Exercise data:

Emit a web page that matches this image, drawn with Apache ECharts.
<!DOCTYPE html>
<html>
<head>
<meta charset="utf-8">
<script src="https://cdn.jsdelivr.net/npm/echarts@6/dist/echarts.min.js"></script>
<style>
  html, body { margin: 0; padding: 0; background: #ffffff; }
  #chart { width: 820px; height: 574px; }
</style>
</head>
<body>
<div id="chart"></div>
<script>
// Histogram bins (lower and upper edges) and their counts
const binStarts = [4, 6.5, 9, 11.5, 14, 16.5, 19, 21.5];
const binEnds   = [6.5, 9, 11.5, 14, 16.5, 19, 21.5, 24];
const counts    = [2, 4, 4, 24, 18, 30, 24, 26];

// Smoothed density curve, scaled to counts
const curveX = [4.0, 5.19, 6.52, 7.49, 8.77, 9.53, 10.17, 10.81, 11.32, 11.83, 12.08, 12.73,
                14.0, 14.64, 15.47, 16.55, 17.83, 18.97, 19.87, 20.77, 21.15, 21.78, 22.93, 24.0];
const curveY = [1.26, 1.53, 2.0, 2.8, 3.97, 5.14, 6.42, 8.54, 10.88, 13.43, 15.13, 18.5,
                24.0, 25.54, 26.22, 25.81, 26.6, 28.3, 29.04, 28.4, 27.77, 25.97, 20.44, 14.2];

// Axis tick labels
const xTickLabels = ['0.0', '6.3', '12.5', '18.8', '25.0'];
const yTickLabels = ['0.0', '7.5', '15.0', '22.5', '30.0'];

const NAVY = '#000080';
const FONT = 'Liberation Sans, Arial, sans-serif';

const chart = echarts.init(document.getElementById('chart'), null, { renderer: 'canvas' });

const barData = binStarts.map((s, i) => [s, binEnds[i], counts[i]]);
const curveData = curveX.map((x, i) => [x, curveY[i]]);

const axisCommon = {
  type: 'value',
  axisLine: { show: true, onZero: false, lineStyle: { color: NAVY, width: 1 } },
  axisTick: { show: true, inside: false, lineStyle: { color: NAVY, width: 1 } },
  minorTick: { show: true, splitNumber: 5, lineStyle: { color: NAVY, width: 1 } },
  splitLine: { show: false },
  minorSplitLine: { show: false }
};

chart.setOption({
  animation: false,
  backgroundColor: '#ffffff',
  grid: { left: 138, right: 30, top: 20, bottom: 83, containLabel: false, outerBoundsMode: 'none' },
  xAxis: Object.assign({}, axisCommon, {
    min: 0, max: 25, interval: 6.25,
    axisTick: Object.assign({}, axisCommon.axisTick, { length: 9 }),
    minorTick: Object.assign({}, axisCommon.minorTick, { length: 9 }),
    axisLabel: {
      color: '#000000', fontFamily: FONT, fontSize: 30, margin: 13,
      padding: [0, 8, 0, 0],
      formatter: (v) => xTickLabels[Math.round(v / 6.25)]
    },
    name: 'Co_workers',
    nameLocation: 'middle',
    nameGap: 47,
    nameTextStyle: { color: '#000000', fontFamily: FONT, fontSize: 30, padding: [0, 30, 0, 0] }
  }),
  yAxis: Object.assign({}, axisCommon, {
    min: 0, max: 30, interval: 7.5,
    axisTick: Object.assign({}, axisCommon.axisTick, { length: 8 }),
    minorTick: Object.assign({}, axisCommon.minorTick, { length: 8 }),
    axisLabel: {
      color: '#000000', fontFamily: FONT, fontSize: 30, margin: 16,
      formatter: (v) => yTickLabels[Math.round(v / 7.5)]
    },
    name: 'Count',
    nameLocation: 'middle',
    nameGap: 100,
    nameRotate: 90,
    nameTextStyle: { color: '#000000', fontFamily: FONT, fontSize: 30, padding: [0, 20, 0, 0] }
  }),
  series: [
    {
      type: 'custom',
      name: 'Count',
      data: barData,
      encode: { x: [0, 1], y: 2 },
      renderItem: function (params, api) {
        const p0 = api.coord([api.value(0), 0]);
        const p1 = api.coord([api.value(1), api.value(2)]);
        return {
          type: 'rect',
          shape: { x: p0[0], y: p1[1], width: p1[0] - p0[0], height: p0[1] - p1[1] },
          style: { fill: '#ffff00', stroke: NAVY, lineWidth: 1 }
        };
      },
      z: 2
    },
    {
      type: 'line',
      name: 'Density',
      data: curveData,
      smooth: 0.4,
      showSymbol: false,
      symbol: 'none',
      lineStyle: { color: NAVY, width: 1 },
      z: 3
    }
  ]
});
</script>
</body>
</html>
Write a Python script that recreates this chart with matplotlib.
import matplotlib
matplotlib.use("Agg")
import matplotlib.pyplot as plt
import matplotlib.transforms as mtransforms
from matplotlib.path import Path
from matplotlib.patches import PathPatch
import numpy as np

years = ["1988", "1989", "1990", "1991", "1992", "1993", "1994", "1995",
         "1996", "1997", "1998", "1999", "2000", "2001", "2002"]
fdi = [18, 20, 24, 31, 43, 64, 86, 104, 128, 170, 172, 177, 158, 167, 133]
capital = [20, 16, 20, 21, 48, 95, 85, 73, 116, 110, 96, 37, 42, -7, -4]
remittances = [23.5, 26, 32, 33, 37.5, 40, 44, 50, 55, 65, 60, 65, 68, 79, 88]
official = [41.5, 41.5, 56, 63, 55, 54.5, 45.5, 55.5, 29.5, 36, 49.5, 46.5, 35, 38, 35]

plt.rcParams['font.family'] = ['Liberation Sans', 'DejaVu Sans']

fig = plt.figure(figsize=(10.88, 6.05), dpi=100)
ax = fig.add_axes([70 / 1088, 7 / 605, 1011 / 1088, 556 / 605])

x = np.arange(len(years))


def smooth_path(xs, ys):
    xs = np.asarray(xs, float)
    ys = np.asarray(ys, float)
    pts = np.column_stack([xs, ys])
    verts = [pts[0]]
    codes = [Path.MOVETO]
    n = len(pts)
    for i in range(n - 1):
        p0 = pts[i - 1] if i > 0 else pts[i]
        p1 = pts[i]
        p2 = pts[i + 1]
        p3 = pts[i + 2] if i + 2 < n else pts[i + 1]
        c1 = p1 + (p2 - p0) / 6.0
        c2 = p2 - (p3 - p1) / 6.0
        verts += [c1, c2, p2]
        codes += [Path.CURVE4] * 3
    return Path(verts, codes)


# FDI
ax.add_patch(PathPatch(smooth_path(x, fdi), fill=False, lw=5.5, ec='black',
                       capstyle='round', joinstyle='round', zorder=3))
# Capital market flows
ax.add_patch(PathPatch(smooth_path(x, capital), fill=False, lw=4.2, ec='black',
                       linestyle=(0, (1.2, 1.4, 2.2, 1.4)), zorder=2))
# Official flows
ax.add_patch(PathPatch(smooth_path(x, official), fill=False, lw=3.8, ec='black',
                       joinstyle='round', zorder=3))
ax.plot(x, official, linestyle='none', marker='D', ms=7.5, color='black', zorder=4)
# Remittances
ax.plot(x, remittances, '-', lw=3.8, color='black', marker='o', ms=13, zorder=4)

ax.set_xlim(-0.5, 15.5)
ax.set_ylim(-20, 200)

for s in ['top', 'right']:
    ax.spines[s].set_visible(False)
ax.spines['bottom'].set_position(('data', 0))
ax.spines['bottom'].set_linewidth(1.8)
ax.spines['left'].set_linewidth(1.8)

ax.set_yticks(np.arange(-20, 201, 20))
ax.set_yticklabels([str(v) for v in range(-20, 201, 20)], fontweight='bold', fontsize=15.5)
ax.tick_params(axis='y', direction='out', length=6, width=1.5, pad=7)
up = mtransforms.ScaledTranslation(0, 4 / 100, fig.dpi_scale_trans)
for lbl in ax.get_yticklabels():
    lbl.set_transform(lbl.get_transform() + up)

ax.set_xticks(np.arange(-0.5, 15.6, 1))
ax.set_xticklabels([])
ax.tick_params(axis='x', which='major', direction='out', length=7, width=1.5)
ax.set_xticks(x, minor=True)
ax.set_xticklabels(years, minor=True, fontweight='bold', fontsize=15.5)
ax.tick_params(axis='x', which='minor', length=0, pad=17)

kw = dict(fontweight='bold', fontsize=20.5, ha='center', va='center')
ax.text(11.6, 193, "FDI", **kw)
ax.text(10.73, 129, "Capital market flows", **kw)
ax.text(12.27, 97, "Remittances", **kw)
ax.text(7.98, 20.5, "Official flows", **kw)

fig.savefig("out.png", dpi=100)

Task to carry out:
Set the lines down exactly, from the first line of the records to the line where "30, 24, 26];" appears, with both ends kept.

Expected answer:
Emit a web page that matches this image, drawn with Apache ECharts.
<!DOCTYPE html>
<html>
<head>
<meta charset="utf-8">
<script src="https://cdn.jsdelivr.net/npm/echarts@6/dist/echarts.min.js"></script>
<style>
  html, body { margin: 0; padding: 0; background: #ffffff; }
  #chart { width: 820px; height: 574px; }
</style>
</head>
<body>
<div id="chart"></div>
<script>
// Histogram bins (lower and upper edges) and their counts
const binStarts = [4, 6.5, 9, 11.5, 14, 16.5, 19, 21.5];
const binEnds   = [6.5, 9, 11.5, 14, 16.5, 19, 21.5, 24];
const counts    = [2, 4, 4, 24, 18, 30, 24, 26];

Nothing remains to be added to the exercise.